- _DATASET EXTRACT_:
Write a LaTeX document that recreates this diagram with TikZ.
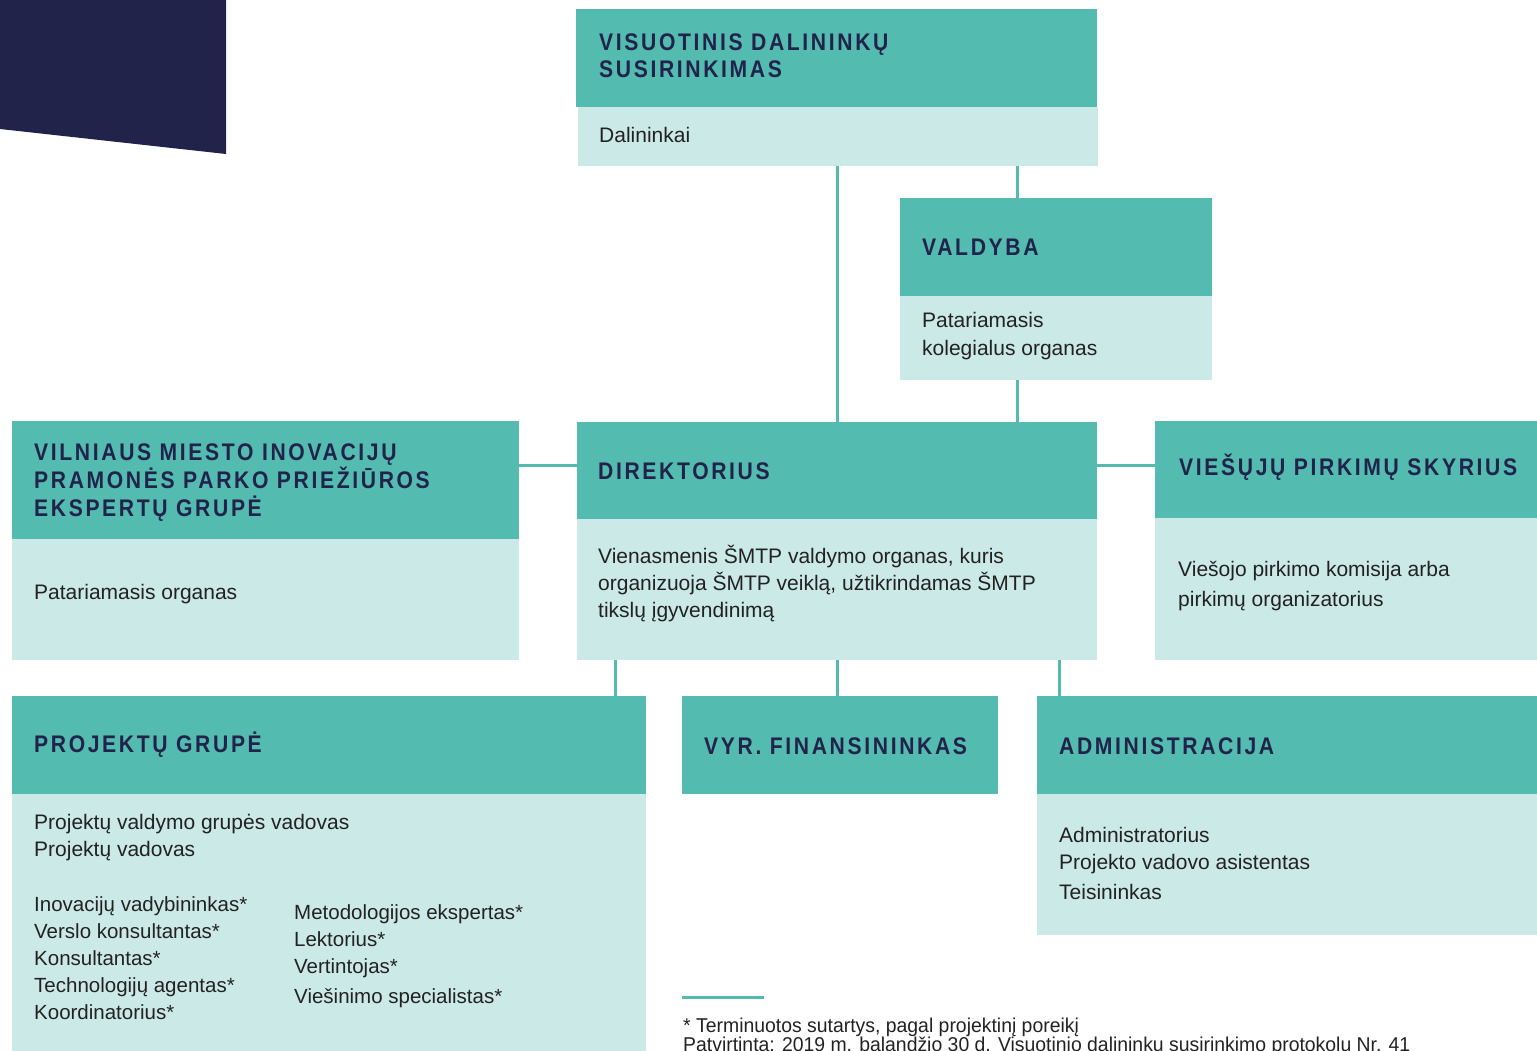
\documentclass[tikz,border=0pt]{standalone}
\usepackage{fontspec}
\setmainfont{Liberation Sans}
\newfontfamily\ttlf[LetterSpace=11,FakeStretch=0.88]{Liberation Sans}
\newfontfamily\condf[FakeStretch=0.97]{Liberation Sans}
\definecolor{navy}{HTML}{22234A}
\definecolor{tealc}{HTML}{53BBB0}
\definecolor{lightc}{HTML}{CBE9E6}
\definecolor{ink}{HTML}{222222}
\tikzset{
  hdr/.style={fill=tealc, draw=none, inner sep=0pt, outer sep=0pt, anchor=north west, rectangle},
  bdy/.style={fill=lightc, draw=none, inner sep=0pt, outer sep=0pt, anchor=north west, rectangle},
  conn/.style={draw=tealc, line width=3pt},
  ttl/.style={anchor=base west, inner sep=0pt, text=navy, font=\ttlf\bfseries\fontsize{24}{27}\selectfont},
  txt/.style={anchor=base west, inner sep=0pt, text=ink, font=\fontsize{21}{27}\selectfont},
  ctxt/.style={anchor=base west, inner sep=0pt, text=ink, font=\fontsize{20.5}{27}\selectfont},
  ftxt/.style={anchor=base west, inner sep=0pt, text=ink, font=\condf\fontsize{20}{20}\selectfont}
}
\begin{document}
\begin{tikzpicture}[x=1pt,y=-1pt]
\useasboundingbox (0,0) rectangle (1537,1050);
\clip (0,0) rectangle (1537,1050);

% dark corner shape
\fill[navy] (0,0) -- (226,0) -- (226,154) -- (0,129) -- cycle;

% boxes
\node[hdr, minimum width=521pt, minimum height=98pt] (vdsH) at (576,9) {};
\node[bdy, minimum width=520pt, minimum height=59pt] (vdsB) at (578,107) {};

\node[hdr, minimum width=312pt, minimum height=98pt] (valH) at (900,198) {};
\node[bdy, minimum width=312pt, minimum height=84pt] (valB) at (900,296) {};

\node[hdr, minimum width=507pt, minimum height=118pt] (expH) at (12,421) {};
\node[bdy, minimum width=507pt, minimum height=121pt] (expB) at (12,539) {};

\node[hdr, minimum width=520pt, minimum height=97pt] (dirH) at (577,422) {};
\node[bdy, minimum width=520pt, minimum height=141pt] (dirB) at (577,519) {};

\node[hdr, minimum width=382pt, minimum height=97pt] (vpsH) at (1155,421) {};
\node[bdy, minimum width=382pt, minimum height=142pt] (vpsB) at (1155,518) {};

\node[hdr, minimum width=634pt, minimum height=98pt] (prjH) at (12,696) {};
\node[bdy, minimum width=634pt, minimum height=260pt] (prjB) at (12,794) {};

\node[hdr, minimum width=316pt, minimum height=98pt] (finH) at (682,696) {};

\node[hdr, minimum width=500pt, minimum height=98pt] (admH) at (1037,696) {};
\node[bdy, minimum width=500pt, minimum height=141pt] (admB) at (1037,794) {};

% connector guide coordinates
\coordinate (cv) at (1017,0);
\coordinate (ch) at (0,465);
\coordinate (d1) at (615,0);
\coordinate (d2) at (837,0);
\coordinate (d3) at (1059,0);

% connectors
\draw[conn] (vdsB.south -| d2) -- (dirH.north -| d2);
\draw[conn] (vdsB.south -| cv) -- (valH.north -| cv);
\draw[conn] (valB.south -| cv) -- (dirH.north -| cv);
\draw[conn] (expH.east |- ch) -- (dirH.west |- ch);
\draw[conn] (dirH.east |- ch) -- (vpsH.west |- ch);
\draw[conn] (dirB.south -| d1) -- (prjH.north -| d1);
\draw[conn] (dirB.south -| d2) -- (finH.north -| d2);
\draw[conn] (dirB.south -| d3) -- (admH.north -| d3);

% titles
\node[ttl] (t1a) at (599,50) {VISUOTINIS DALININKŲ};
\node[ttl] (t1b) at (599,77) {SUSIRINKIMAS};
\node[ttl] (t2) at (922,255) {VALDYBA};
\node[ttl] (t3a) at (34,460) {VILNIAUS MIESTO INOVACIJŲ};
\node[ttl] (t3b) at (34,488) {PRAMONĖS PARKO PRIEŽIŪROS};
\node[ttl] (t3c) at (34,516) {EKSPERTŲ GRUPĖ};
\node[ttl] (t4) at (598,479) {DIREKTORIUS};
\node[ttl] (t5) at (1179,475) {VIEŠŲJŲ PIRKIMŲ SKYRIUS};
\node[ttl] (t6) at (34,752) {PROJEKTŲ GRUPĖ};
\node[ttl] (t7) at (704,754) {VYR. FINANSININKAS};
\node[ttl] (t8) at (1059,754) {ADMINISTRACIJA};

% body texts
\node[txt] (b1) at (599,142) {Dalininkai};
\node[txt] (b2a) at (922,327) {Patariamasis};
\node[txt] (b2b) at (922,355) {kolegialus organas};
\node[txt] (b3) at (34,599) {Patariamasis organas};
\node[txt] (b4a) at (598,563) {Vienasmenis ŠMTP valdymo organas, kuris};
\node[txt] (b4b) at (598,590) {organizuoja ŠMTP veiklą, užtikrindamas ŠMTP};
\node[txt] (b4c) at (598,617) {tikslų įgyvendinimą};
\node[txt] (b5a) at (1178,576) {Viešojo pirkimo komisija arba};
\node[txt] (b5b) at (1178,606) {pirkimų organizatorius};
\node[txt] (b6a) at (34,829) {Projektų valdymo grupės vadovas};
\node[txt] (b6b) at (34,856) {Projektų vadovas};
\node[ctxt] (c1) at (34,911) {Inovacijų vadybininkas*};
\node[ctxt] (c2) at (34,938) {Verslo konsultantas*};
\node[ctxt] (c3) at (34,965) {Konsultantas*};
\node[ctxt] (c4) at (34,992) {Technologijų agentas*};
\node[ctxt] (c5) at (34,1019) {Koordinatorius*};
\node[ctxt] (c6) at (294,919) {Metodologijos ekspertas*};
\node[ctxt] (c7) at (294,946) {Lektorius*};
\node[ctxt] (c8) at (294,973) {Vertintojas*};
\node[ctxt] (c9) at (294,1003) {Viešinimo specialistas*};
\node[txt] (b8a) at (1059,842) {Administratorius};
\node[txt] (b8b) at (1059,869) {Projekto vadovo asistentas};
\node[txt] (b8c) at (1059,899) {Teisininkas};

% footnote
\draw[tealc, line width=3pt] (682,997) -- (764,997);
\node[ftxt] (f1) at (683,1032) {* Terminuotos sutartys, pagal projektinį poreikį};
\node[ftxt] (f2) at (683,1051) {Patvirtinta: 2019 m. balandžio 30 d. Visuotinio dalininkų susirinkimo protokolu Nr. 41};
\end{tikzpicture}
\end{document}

- _THE EXERCISE_: Without the pictures, write out all of the material exactly.

- _EXPECTED ANSWER_:
Write a LaTeX document that recreates this diagram with TikZ.
\documentclass[tikz,border=0pt]{standalone}
\usepackage{fontspec}
\setmainfont{Liberation Sans}
\newfontfamily\ttlf[LetterSpace=11,FakeStretch=0.88]{Liberation Sans}
\newfontfamily\condf[FakeStretch=0.97]{Liberation Sans}
\definecolor{navy}{HTML}{22234A}
\definecolor{tealc}{HTML}{53BBB0}
\definecolor{lightc}{HTML}{CBE9E6}
\definecolor{ink}{HTML}{222222}
\tikzset{
  hdr/.style={fill=tealc, draw=none, inner sep=0pt, outer sep=0pt, anchor=north west, rectangle},
  bdy/.style={fill=lightc, draw=none, inner sep=0pt, outer sep=0pt, anchor=north west, rectangle},
  conn/.style={draw=tealc, line width=3pt},
  ttl/.style={anchor=base west, inner sep=0pt, text=navy, font=\ttlf\bfseries\fontsize{24}{27}\selectfont},
  txt/.style={anchor=base west, inner sep=0pt, text=ink, font=\fontsize{21}{27}\selectfont},
  ctxt/.style={anchor=base west, inner sep=0pt, text=ink, font=\fontsize{20.5}{27}\selectfont},
  ftxt/.style={anchor=base west, inner sep=0pt, text=ink, font=\condf\fontsize{20}{20}\selectfont}
}
\begin{document}
\begin{tikzpicture}[x=1pt,y=-1pt]
\useasboundingbox (0,0) rectangle (1537,1050);
\clip (0,0) rectangle (1537,1050);

% dark corner shape
\fill[navy] (0,0) -- (226,0) -- (226,154) -- (0,129) -- cycle;

% boxes
\node[hdr, minimum width=521pt, minimum height=98pt] (vdsH) at (576,9) {};
\node[bdy, minimum width=520pt, minimum height=59pt] (vdsB) at (578,107) {};

\node[hdr, minimum width=312pt, minimum height=98pt] (valH) at (900,198) {};
\node[bdy, minimum width=312pt, minimum height=84pt] (valB) at (900,296) {};

\node[hdr, minimum width=507pt, minimum height=118pt] (expH) at (12,421) {};
\node[bdy, minimum width=507pt, minimum height=121pt] (expB) at (12,539) {};

\node[hdr, minimum width=520pt, minimum height=97pt] (dirH) at (577,422) {};
\node[bdy, minimum width=520pt, minimum height=141pt] (dirB) at (577,519) {};

\node[hdr, minimum width=382pt, minimum height=97pt] (vpsH) at (1155,421) {};
\node[bdy, minimum width=382pt, minimum height=142pt] (vpsB) at (1155,518) {};

\node[hdr, minimum width=634pt, minimum height=98pt] (prjH) at (12,696) {};
\node[bdy, minimum width=634pt, minimum height=260pt] (prjB) at (12,794) {};

\node[hdr, minimum width=316pt, minimum height=98pt] (finH) at (682,696) {};

\node[hdr, minimum width=500pt, minimum height=98pt] (admH) at (1037,696) {};
\node[bdy, minimum width=500pt, minimum height=141pt] (admB) at (1037,794) {};

% connector guide coordinates
\coordinate (cv) at (1017,0);
\coordinate (ch) at (0,465);
\coordinate (d1) at (615,0);
\coordinate (d2) at (837,0);
\coordinate (d3) at (1059,0);

% connectors
\draw[conn] (vdsB.south -| d2) -- (dirH.north -| d2);
\draw[conn] (vdsB.south -| cv) -- (valH.north -| cv);
\draw[conn] (valB.south -| cv) -- (dirH.north -| cv);
\draw[conn] (expH.east |- ch) -- (dirH.west |- ch);
\draw[conn] (dirH.east |- ch) -- (vpsH.west |- ch);
\draw[conn] (dirB.south -| d1) -- (prjH.north -| d1);
\draw[conn] (dirB.south -| d2) -- (finH.north -| d2);
\draw[conn] (dirB.south -| d3) -- (admH.north -| d3);

% titles
\node[ttl] (t1a) at (599,50) {VISUOTINIS DALININKŲ};
\node[ttl] (t1b) at (599,77) {SUSIRINKIMAS};
\node[ttl] (t2) at (922,255) {VALDYBA};
\node[ttl] (t3a) at (34,460) {VILNIAUS MIESTO INOVACIJŲ};
\node[ttl] (t3b) at (34,488) {PRAMONĖS PARKO PRIEŽIŪROS};
\node[ttl] (t3c) at (34,516) {EKSPERTŲ GRUPĖ};
\node[ttl] (t4) at (598,479) {DIREKTORIUS};
\node[ttl] (t5) at (1179,475) {VIEŠŲJŲ PIRKIMŲ SKYRIUS};
\node[ttl] (t6) at (34,752) {PROJEKTŲ GRUPĖ};
\node[ttl] (t7) at (704,754) {VYR. FINANSININKAS};
\node[ttl] (t8) at (1059,754) {ADMINISTRACIJA};

% body texts
\node[txt] (b1) at (599,142) {Dalininkai};
\node[txt] (b2a) at (922,327) {Patariamasis};
\node[txt] (b2b) at (922,355) {kolegialus organas};
\node[txt] (b3) at (34,599) {Patariamasis organas};
\node[txt] (b4a) at (598,563) {Vienasmenis ŠMTP valdymo organas, kuris};
\node[txt] (b4b) at (598,590) {organizuoja ŠMTP veiklą, užtikrindamas ŠMTP};
\node[txt] (b4c) at (598,617) {tikslų įgyvendinimą};
\node[txt] (b5a) at (1178,576) {Viešojo pirkimo komisija arba};
\node[txt] (b5b) at (1178,606) {pirkimų organizatorius};
\node[txt] (b6a) at (34,829) {Projektų valdymo grupės vadovas};
\node[txt] (b6b) at (34,856) {Projektų vadovas};
\node[ctxt] (c1) at (34,911) {Inovacijų vadybininkas*};
\node[ctxt] (c2) at (34,938) {Verslo konsultantas*};
\node[ctxt] (c3) at (34,965) {Konsultantas*};
\node[ctxt] (c4) at (34,992) {Technologijų agentas*};
\node[ctxt] (c5) at (34,1019) {Koordinatorius*};
\node[ctxt] (c6) at (294,919) {Metodologijos ekspertas*};
\node[ctxt] (c7) at (294,946) {Lektorius*};
\node[ctxt] (c8) at (294,973) {Vertintojas*};
\node[ctxt] (c9) at (294,1003) {Viešinimo specialistas*};
\node[txt] (b8a) at (1059,842) {Administratorius};
\node[txt] (b8b) at (1059,869) {Projekto vadovo asistentas};
\node[txt] (b8c) at (1059,899) {Teisininkas};

% footnote
\draw[tealc, line width=3pt] (682,997) -- (764,997);
\node[ftxt] (f1) at (683,1032) {* Terminuotos sutartys, pagal projektinį poreikį};
\node[ftxt] (f2) at (683,1051) {Patvirtinta: 2019 m. balandžio 30 d. Visuotinio dalininkų susirinkimo protokolu Nr. 41};
\end{tikzpicture}
\end{document}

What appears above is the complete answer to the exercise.